[11] At this point the following citation occurs in the margin: ultra plures cum Cobb lib. 3, variar, c. 13, nº 6. Bartol alias ex conducto et item cumquidam ff locat e inl c et divus ff de uauj e ex trah i egruti p. totum maxime n° 15 luias De penia in l i c de principal lib. 12. Much of this is unintelligible and there have evidently been many errors in transcription due to the illegibility of the original MS. The following conjectures and information, however, clear up certain portions of the passage.

Mr. FitzGerald conjectures ultra plures to be “several [authors] besides.” Cobb. is read Codieibus by Father José Algué, S.J.

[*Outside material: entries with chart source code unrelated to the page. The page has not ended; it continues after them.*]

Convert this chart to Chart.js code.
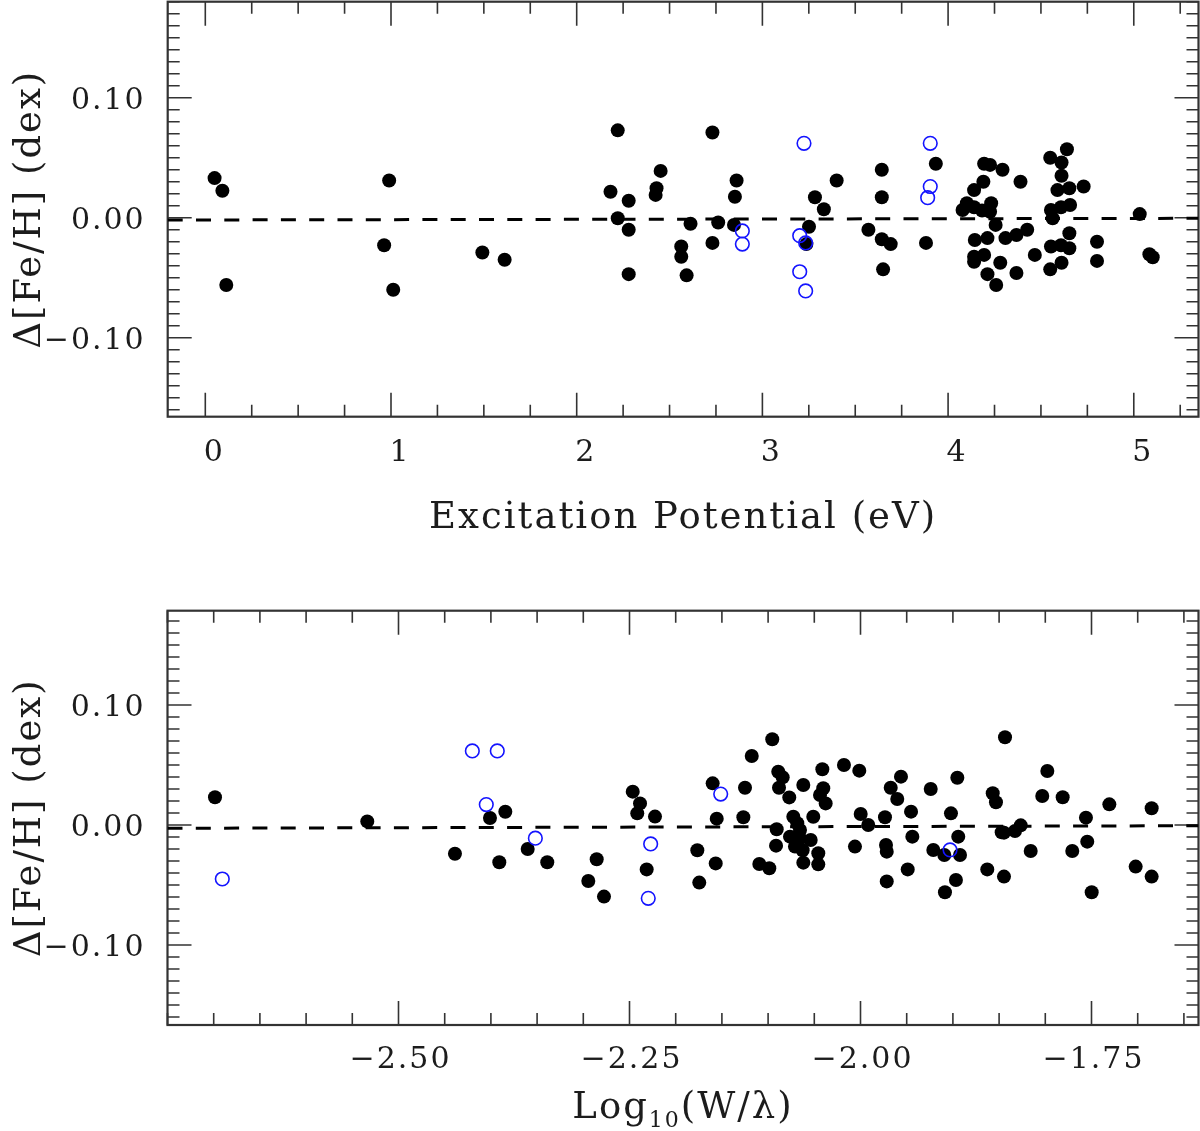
<!DOCTYPE html>
<html>
<head>
<meta charset="utf-8">
<script src="https://cdn.jsdelivr.net/npm/chart.js@4.4.1/dist/chart.umd.min.js"></script>
<style>
    html, body { margin: 0; padding: 0; background: #fff; }
    #wrap { position: relative; width: 1200px; height: 1131px; }
    canvas { position: absolute; left: 0; }
</style>
</head>
<body>
<div id="wrap">
    <canvas id="chart_top" width="1200" height="560" style="top:0px"></canvas>
    <canvas id="chart_bottom" width="1200" height="571" style="top:560px"></canvas>
</div>
<script>
// ---- top panel: excitation potential ----
let ep_filled = [0.05, 0.092, 0.113, 0.99, 0.963, 1.012, 1.492, 1.612,
    2.221, 2.182, 2.280, 2.221, 2.280, 2.280, 2.452, 2.430, 2.425, 2.613, 2.563, 2.563, 2.592,
    2.731, 2.762, 2.731, 2.861, 2.852, 2.847, 3.251, 3.237, 3.283, 3.331, 3.400,
    3.643, 3.643, 3.571, 3.643, 3.691, 3.650, 3.934, 3.881,
    4.078, 4.101, 4.140, 4.140, 4.190, 4.194, 4.226, 4.293, 4.183, 4.232, 4.226, 4.256,
    4.212, 4.144, 4.140, 4.140, 4.194, 4.281, 4.212, 4.259, 4.309, 4.368, 4.426, 4.368,
    4.390, 4.467, 4.550, 4.640, 4.611, 4.611, 4.589, 4.653, 4.730, 4.554, 4.563, 4.608,
    4.657, 4.653, 4.554, 4.608, 4.653, 4.550, 4.611, 4.802, 4.802, 5.032, 5.084, 5.102];
let dfe_ep_filled = [0.033, 0.0225, -0.056, 0.031, -0.023, -0.060, -0.029, -0.035,
    0.0728, 0.0217, 0.0142, -0.0005, -0.010, -0.047, 0.039, 0.0245, 0.019, -0.005, -0.024, -0.0325, -0.048,
    0.071, -0.004, -0.021, 0.031, 0.0175, -0.006, -0.0075, -0.022, 0.017, 0.007, 0.031,
    0.040, 0.017, -0.010, -0.018, -0.022, -0.043, 0.045, -0.021,
    0.0064, 0.012, 0.0087, 0.023, 0.030, 0.045, 0.044, 0.040, 0.006, 0.012, 0.005, -0.006,
    -0.017, -0.0186, -0.0325, -0.0367, -0.031, -0.0375, -0.047, -0.056, -0.017, -0.0144, -0.010, -0.046,
    0.030, -0.031, 0.050, 0.057, 0.046, 0.035, 0.023, 0.0245, 0.026, 0.0064, -0.0005, 0.0087,
    0.0106, -0.013, -0.024, -0.023, -0.0255, -0.043, -0.0375, -0.020, -0.036, 0.003, -0.0305, -0.033];
let ep_open = [3.224, 2.892, 2.892, 3.201, 3.233, 3.201, 3.233, 3.904, 3.904, 3.890];
let dfe_ep_open = [0.062, -0.011, -0.022, -0.015, -0.021, -0.045, -0.061, 0.062, 0.026, 0.0167];
let fit_ep_x = [-0.2025, 5.3485];
let fit_ep_y = [-0.0019, -0.0005];
let ep_tick_labels = [0, 1, 2, 3, 4, 5];

// ---- bottom panel: reduced equivalent width ----
let logw_filled = [-2.6986, -2.5338, -2.4389, -2.4010, -2.3844, -2.3909, -2.3602, -2.3390,
    -2.2855, -2.2946, -2.2776, -2.2465, -2.2386, -2.2416, -2.2224, -2.2314,
    -2.1766, -2.1745, -2.1567, -2.1600, -2.1556, -2.1250, -2.1268, -2.1177,
    -2.0955, -2.0890, -2.0842, -2.0882, -2.0771, -2.0619, -2.0413, -2.0403, -2.0438, -2.0377,
    -2.0179, -2.0013, -2.0511, -2.0727, -2.0684, -2.0907, -2.0655, -2.0763, -2.0539, -2.0655,
    -2.0709, -2.0626, -2.0914, -2.0457, -2.0457, -2.0619, -2.1095, -2.0987,
    -2.0060, -1.9998, -1.9916, -1.9735, -1.9724, -1.9716, -1.9716, -1.9673, -1.9602, -1.9562,
    -1.9453, -1.9439, -1.9489, -1.9240, -1.9212, -1.9093, -1.8952, -1.9021, -1.8942, -1.8923,
    -1.8967, -1.9086, -1.8628, -1.8569, -1.8534, -1.8472, -1.8447, -1.8447, -1.8436, -1.8328,
    -1.8266, -1.8158, -1.8033, -1.7978, -1.7812, -1.7708, -1.7560, -1.7546, -1.7498, -1.7307,
    -1.7022, -1.6849, -1.6849];
let dfe_logw_filled = [0.0231, 0.003, -0.024, 0.0058, 0.011, -0.031, -0.020, -0.031,
    -0.0286, -0.0467, -0.0597, 0.0278, 0.018, 0.0097, 0.007, -0.037,
    -0.021, -0.048, -0.032, 0.0347, 0.0053, 0.031, 0.0064, 0.0575,
    0.0714, 0.0444, 0.0397, 0.031, 0.023, 0.0333, 0.0464, 0.0306, 0.025, 0.018,
    0.050, 0.0453, 0.0069, 0.0069, 0.0014, -0.0036, -0.0042, -0.0097, -0.0125, -0.011,
    -0.018, -0.021, -0.0172, -0.0236, -0.0328, -0.0314, -0.0325, -0.036,
    -0.018, 0.0092, 0.0, 0.0064, -0.0167, -0.0222, -0.047, 0.031, 0.0217, 0.0403,
    0.0111, -0.0097, -0.037, 0.030, -0.0208, -0.025, 0.0394, 0.0097, -0.0097, -0.025,
    -0.0458, -0.0561, -0.037, 0.0264, 0.0189, -0.0061, -0.0064, -0.043, 0.0731, -0.005,
    -0.0003, -0.0217, 0.0242, 0.045, 0.0231, -0.0217, 0.0061, -0.0139, -0.0561, 0.0172,
    -0.0347, 0.0139, -0.043];
let logw_open = [-2.6907, -2.4201, -2.3931, -2.4050, -2.3519, -2.1513, -2.2271, -2.2297, -1.9031];
let dfe_logw_open = [-0.045, 0.0617, 0.0617, 0.017, -0.011, 0.0258, -0.0158, -0.0611, -0.0208];
let fit_logw_x = [-2.75, -1.6342];
let fit_logw_y = [-0.00275, -0.0006];
let logw_tick_labels = [-2.50, -2.25, -2.00, -1.75];

let dfe_tick_labels = [-0.10, 0.00, 0.10];

let font_family = '"DejaVu Serif", "Liberation Serif", serif';
let ink = '#1c1c1c';

function toPoints(xs, ys) {
    return xs.map((v, i) => ({ x: v, y: ys[i] }));
}

function fmtSigned(v, dec) {
    let s = Math.abs(v).toFixed(dec);
    return (v < -1e-9 ? '\u2212' : '') + s;
}

// inward ticks on all four sides + frame, pgplot style
const frameTicks = {
    id: 'frameTicks',
    beforeDraw(chart) {
        chart.ctx.letterSpacing = '2px';
    },
    beforeDatasetsDraw(chart, args, opts) {
        let ctx = chart.ctx;
        let a = chart.chartArea;
        let sx = chart.scales.x, sy = chart.scales.y;
        ctx.save();
        ctx.strokeStyle = '#333';
        ctx.lineWidth = 1.6;
        ctx.beginPath();
        let k0 = Math.ceil(sx.min / opts.xMinor - 1e-6), k1 = Math.floor(sx.max / opts.xMinor + 1e-6);
        for (let k = k0; k <= k1; k++) {
            let v = k * opts.xMinor;
            let len = opts.xMajor.some(m => Math.abs(m - v) < 1e-6) ? 24 : 12;
            let px = sx.getPixelForValue(v);
            ctx.moveTo(px, a.bottom); ctx.lineTo(px, a.bottom - len);
            ctx.moveTo(px, a.top); ctx.lineTo(px, a.top + len);
        }
        k0 = Math.ceil(sy.min / opts.yMinor - 1e-6); k1 = Math.floor(sy.max / opts.yMinor + 1e-6);
        for (let k = k0; k <= k1; k++) {
            let v = k * opts.yMinor;
            let len = opts.yMajor.some(m => Math.abs(m - v) < 1e-6) ? 24 : 12;
            let py = sy.getPixelForValue(v);
            ctx.moveTo(a.left, py); ctx.lineTo(a.left + len, py);
            ctx.moveTo(a.right, py); ctx.lineTo(a.right - len, py);
        }
        ctx.stroke();
        ctx.lineWidth = 2.2;
        ctx.strokeRect(a.left, a.top, a.right - a.left, a.bottom - a.top);
        ctx.restore();
    }
};

// x title with a subscript, chart.js titles can't do that
const logTitle = {
    id: 'logTitle',
    afterDraw(chart, args, opts) {
        if (!opts.show) return;
        let ctx = chart.ctx;
        let a = chart.chartArea;
        ctx.save();
        ctx.fillStyle = ink;
        ctx.textBaseline = 'alphabetic';
        ctx.textAlign = 'left';
        ctx.letterSpacing = '2px';
        let big = '37px ' + font_family, small = '22px ' + font_family;
        ctx.font = big;
        let w1 = ctx.measureText('Log').width;
        let w3 = ctx.measureText('(W/\u03bb)').width;
        ctx.font = small;
        let w2 = ctx.measureText('10').width;
        let x = (a.left + a.right) / 2 - (w1 + w2 + w3) / 2;
        let y = opts.baseline;
        ctx.font = big;
        ctx.fillText('Log', x, y);
        ctx.font = small;
        ctx.fillText('10', x + w1, y + 9);
        ctx.font = big;
        ctx.fillText('(W/\u03bb)', x + w1 + w2, y);
        ctx.restore();
    }
};

function buildChart(canvas_id, p) {
    let canvas = document.getElementById(canvas_id);
    return new Chart(canvas.getContext('2d'), {
        type: 'scatter',
        data: {
            datasets: [
                {
                    data: toPoints(p.openX, p.openY),
                    pointRadius: 6.8,
                    pointBackgroundColor: 'rgba(0,0,0,0)',
                    pointBorderColor: '#1414ff',
                    pointBorderWidth: 1.6,
                    order: 0
                },
                {
                    data: toPoints(p.filledX, p.filledY),
                    pointRadius: 7,
                    pointBackgroundColor: '#000',
                    pointBorderWidth: 0,
                    order: 1
                },
                {
                    data: toPoints(p.fitX, p.fitY),
                    showLine: true,
                    pointRadius: 0,
                    borderColor: '#000',
                    borderWidth: 3,
                    borderDash: [15, 13.3],
                    order: 2
                }
            ]
        },
        options: {
            responsive: false,
            animation: false,
            events: [],
            devicePixelRatio: 1,
            layout: { autoPadding: false, padding: { top: p.padTop, right: 1.5, left: 0, bottom: 0 } },
            plugins: {
                legend: { display: false },
                tooltip: { enabled: false },
                frameTicks: { xMinor: p.xMinor, xMajor: p.xTicks, yMinor: 0.01, yMajor: dfe_tick_labels },
                logTitle: { show: p.logTitle, baseline: p.logBaseline }
            },
            scales: {
                x: {
                    type: 'linear',
                    min: p.xMin,
                    max: p.xMax,
                    grid: { display: false },
                    border: { display: false },
                    afterBuildTicks: s => { s.ticks = p.xTicks.map(v => ({ value: v })); },
                    afterFit: s => {
                        s.height = p.xHeight;
                        s.paddingLeft = 0; s.paddingRight = 0;
                    },
                    ticks: {
                        autoSkip: false,
                        maxRotation: 0,
                        padding: p.xTickPad,
                        labelOffset: p.xLabelOffset,
                        color: ink,
                        font: { family: font_family, size: 30 },
                        callback: v => p.xFmt(v)
                    },
                    title: {
                        display: !!p.xTitle,
                        text: p.xTitle || '',
                        color: ink,
                        font: { family: font_family, size: 37 },
                        padding: { top: 0, bottom: 19 }
                    }
                },
                y: {
                    type: 'linear',
                    min: p.yMin,
                    max: p.yMax,
                    grid: { display: false },
                    border: { display: false },
                    afterBuildTicks: s => { s.ticks = dfe_tick_labels.map(v => ({ value: v })); },
                    afterFit: s => {
                        s.width = p.yWidth;
                        s.paddingTop = 0; s.paddingBottom = 0;
                    },
                    ticks: {
                        autoSkip: false,
                        padding: 14,
                        labelOffset: 3,
                        color: ink,
                        font: { family: font_family, size: 30 },
                        callback: v => fmtSigned(v, 2)
                    },
                    title: {
                        display: true,
                        text: '\u0394[Fe/H] (dex)',
                        color: ink,
                        font: { family: font_family, size: 37 },
                        padding: { top: 8, bottom: 0 }
                    }
                }
            }
        },
        plugins: [frameTicks, logTitle]
    });
}

let chart_top = buildChart('chart_top', {
    filledX: ep_filled, filledY: dfe_ep_filled,
    openX: ep_open, openY: dfe_ep_open,
    fitX: fit_ep_x, fitY: fit_ep_y,
    xMin: -0.2025, xMax: 5.3485, yMin: -0.1658, yMax: 0.18,
    xTicks: ep_tick_labels, xMinor: 0.25,
    xFmt: v => String(v),
    xTitle: 'Excitation Potential (eV)',
    xHeight: 143.3, yWidth: 167.7, padTop: 1.7,
    xTickPad: 11, xLabelOffset: 9,
    logTitle: false, logBaseline: 0
});

let chart_bottom = buildChart('chart_bottom', {
    filledX: logw_filled, filledY: dfe_logw_filled,
    openX: logw_open, openY: dfe_logw_open,
    fitX: fit_logw_x, fitY: fit_logw_y,
    xMin: -2.75, xMax: -1.6342, yMin: -0.1667, yMax: 0.1786,
    xTicks: logw_tick_labels, xMinor: 0.05,
    xFmt: v => fmtSigned(v, 2),
    xTitle: null,
    xHeight: 106, yWidth: 167.5, padTop: 50.7,
    xTickPad: 9, xLabelOffset: 2,
    logTitle: true, logBaseline: 558
});
</script>
</body>
</html>
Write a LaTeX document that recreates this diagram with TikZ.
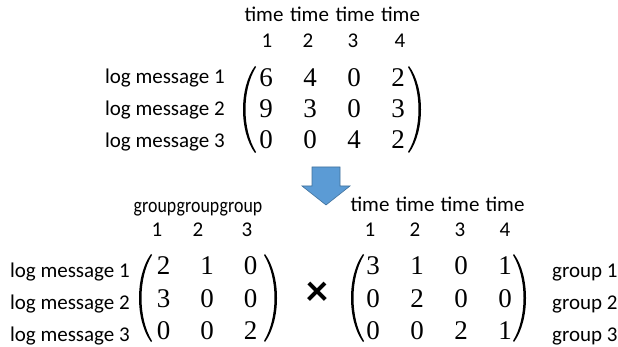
\documentclass[tikz,border=0pt]{standalone}
\usepackage{fontspec}
\setmainfont{Carlito}
\newfontfamily\numfont{Liberation Serif}
\definecolor{arrowblue}{HTML}{5B9BD5}
\definecolor{arrowedge}{HTML}{41719C}
\newcommand\LPar[3]{\fill ({#1+6},{#2}) .. controls ({#1-10},{#2+0.25*(#3-#2)}) and ({#1-10},{#3-0.25*(#3-#2)}) .. ({#1+6},{#3}) -- ({#1+7},{#3-1}) .. controls ({#1-7},{#3-0.27*(#3-#2)}) and ({#1-7},{#2+0.27*(#3-#2)}) .. ({#1+7},{#2+1}) -- cycle;}
\newcommand\RPar[3]{\fill ({#1-6},{#2}) .. controls ({#1+10},{#2+0.25*(#3-#2)}) and ({#1+10},{#3-0.25*(#3-#2)}) .. ({#1-6},{#3}) -- ({#1-7},{#3-1}) .. controls ({#1+7},{#3-0.27*(#3-#2)}) and ({#1+7},{#2+0.27*(#3-#2)}) .. ({#1-7},{#2+1}) -- cycle;}
\begin{document}
\begin{tikzpicture}[x=1pt,y=-1pt,
  num/.style={anchor=base,inner sep=0pt,font=\fontsize{27}{30}\numfont},
  lbl/.style={anchor=base,inner sep=0pt,font=\fontsize{21}{24}\selectfont},
  rowlbl/.style={lbl,anchor=base east},
  grplbl/.style={lbl,anchor=base west}]
\useasboundingbox (0,0) rectangle (618,347);
% ---------- top matrix ----------
\foreach \x [count=\j] in {264,309.5,355,400.5} \node[lbl] (th\j) at (\x,22) {time};
\foreach \x [count=\j] in {267,308,353,400} \node[lbl] (tn\j) at (\x,48) {\j};
\foreach \i in {1,2,3} \node[rowlbl] (tl\i) at (225,{52+32*\i}) {log message \i};
\foreach \row [count=\i] in {{6,4,0,2},{9,3,0,3},{0,0,4,2}}
  \foreach \v [count=\j] in \row
    \node[num] (t\i\j) at ({222+44*\j},{56+31*\i}) {\v};
\LPar{249}{66}{153}
\RPar{415}{66}{153}
% ---------- arrow ----------
\filldraw[fill=arrowblue,draw=arrowedge,line width=0.6pt]
  (312,167) -- (340,167) -- (340,186) -- (350,186) -- (326,205) -- (302,186) -- (312,186) -- cycle;
% ---------- bottom left matrix ----------
\foreach \x [count=\j] in {155,198,241} \node[lbl] (lh\j) at (\x,213) {\scalebox{0.85}[1]{group}};
\foreach \x [count=\j] in {157,198,247} \node[lbl] (ln\j) at (\x,237) {\j};
\foreach \i in {1,2,3} \node[rowlbl] (ll\i) at (130,{245+32*\i}) {log message \i};
\foreach \row [count=\i] in {{2,1,0},{3,0,0},{0,0,2}}
  \foreach \v [count=\j] in \row
    \node[num] (l\i\j) at ({120+43.5*\j},{243+32*\i}) {\v};
\LPar{145}{254}{342}
\RPar{271}{254}{342}
% ---------- times ----------
\node[font=\fontsize{44}{46}\selectfont\bfseries,inner sep=0pt] (times) at (317,294) {×};
% ---------- bottom right matrix ----------
\foreach \x [count=\j] in {370,415,460,505} \node[lbl] (rh\j) at (\x,212) {time};
\foreach \x [count=\j] in {370,415,460,505} \node[lbl] (rn\j) at (\x,237) {\j};
\foreach \i in {1,2,3} \node[grplbl] (rl\i) at (552,{245+32*\i}) {group \i};
\foreach \row [count=\i] in {{3,1,0,1},{0,2,0,0},{0,0,2,1}}
  \foreach \v [count=\j] in \row
    \node[num] (r\i\j) at ({329+44*\j},{243+32*\i}) {\v};
\LPar{357}{254}{342}
\RPar{520}{254}{342}
\end{tikzpicture}
\end{document}
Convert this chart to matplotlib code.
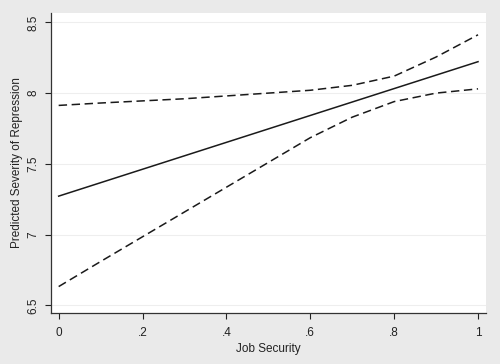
import matplotlib
matplotlib.use("Agg")
import matplotlib.pyplot as plt

# predicted values and 95% bounds
job_security = [0.0, 0.1, 0.2, 0.3, 0.4, 0.5, 0.6, 0.7, 0.8, 0.9, 1.0]
predicted = [7.272, 7.367, 7.462, 7.557, 7.652, 7.747, 7.842, 7.937, 8.032, 8.127, 8.222]
upper = [7.913, 7.93, 7.945, 7.96, 7.98, 8.0, 8.02, 8.055, 8.12, 8.255, 8.412]
lower = [6.633, 6.81, 6.985, 7.16, 7.335, 7.51, 7.685, 7.83, 7.94, 8.0, 8.03]

x_ticks = [0, 0.2, 0.4, 0.6, 0.8, 1.0]
x_labels = ["0", ".2", ".4", ".6", ".8", "1"]
y_ticks = [6.5, 7, 7.5, 8, 8.5]
y_labels = ["6.5", "7", "7.5", "8", "8.5"]

plt.rcParams["font.family"] = ["Liberation Sans", "DejaVu Sans"]

fig = plt.figure(figsize=(5, 3.64), dpi=100, facecolor="#eaeaea")
ax = fig.add_axes([0.1014, 0.140, 0.8706, 0.8243])
ax.set_facecolor("white")

for y in y_ticks:
    ax.axhline(y, color="#eeeeee", lw=0.8, zorder=0)

ax.plot(job_security, predicted, color="#1a1a1a", lw=1.1)
ax.plot(job_security, upper, color="#1a1a1a", lw=1.1, dashes=(5.5, 3))
ax.plot(job_security, lower, color="#1a1a1a", lw=1.1, dashes=(5.5, 3))

ax.set_xlim(-0.019, 1.019)
ax.set_ylim(6.446, 8.566)

ax.set_xticks(x_ticks)
ax.set_xticklabels(x_labels)
ax.set_yticks(y_ticks)
ax.set_yticklabels(y_labels, rotation=90, va="center")

ax.tick_params(axis="both", direction="out", length=4, width=0.8,
               labelsize=8.5, colors="#222222", pad=6)
ax.tick_params(axis="y", pad=4)
for side in ("top", "right"):
    ax.spines[side].set_visible(False)
for side in ("left", "bottom"):
    ax.spines[side].set_color("#333333")
    ax.spines[side].set_linewidth(0.9)

ax.set_xlabel("Job Security", fontsize=8.5, color="#222222", labelpad=3)
ax.set_ylabel("Predicted Severity of Repression", fontsize=8.5,
              color="#222222", labelpad=3.5)

fig.savefig("out.png", dpi=100, facecolor=fig.get_facecolor())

Ex conducto et item cumquidam ff locat. The reference is to Justinian’s Digest, book 19, tit. 2 (locati conducti), fr. 15, which begins “ex conducto” and especially to the passage in the middle of fr. 15 (§ 3 of modern editions) which begins “cum quidam.” It reads: “When a certain person alleged a conflagration on the (leased) land and desired a remission (of the rent), the following rescript is sent to him: ‘If you have tilled the soil, relief may not undeservedly be given you on account of the accident of a sudden conflagration.’” The transcription of the following reference to the Digest: Divus ff: is too hopelessly muddled to identify. Before these is a reference to Bartolus, and at the end a reference possibly to Cujas (Cujacius). Bartolus was the leading civilian of the fourteenth century; Cujacius of the sixteenth.—Munroe Smith.

In l is for in loco, and l i c for loco ibi citato.—Jose Algue, S.J.

[12] Chocolate was at that time supplied to the Philippines from Nueva España; but the cultivation of the cacao-tree (Theobroma cacao), of which chocolate is a product, was introduced into the islands about 1665 by the governor Diego Salcedo, at the instance of the Jesuit Juan de Avila, according to Delgado (Hist. de Filipinas, p. 535). Blanco says (Flora, p. 420), citing Gaspar de San Agustin, that this honor belongs to a pilot named Pedro Brabo de Lagunas, who brought cacao plants to Manila in 1670.

[13] There is evidently a slip of some sort here, due either to mistranscription or to a slip between Messa’s hand and brain. The sense seems to require some such phrase as “depositions were given with great fear.”

[14] There is a probable play on words here, the original reading asolar, literally, “destroy;” but the writer may have used it in the sense of “to deprive the earth of the sun,” in view of the succeeding remark, sol being the word for “sun.”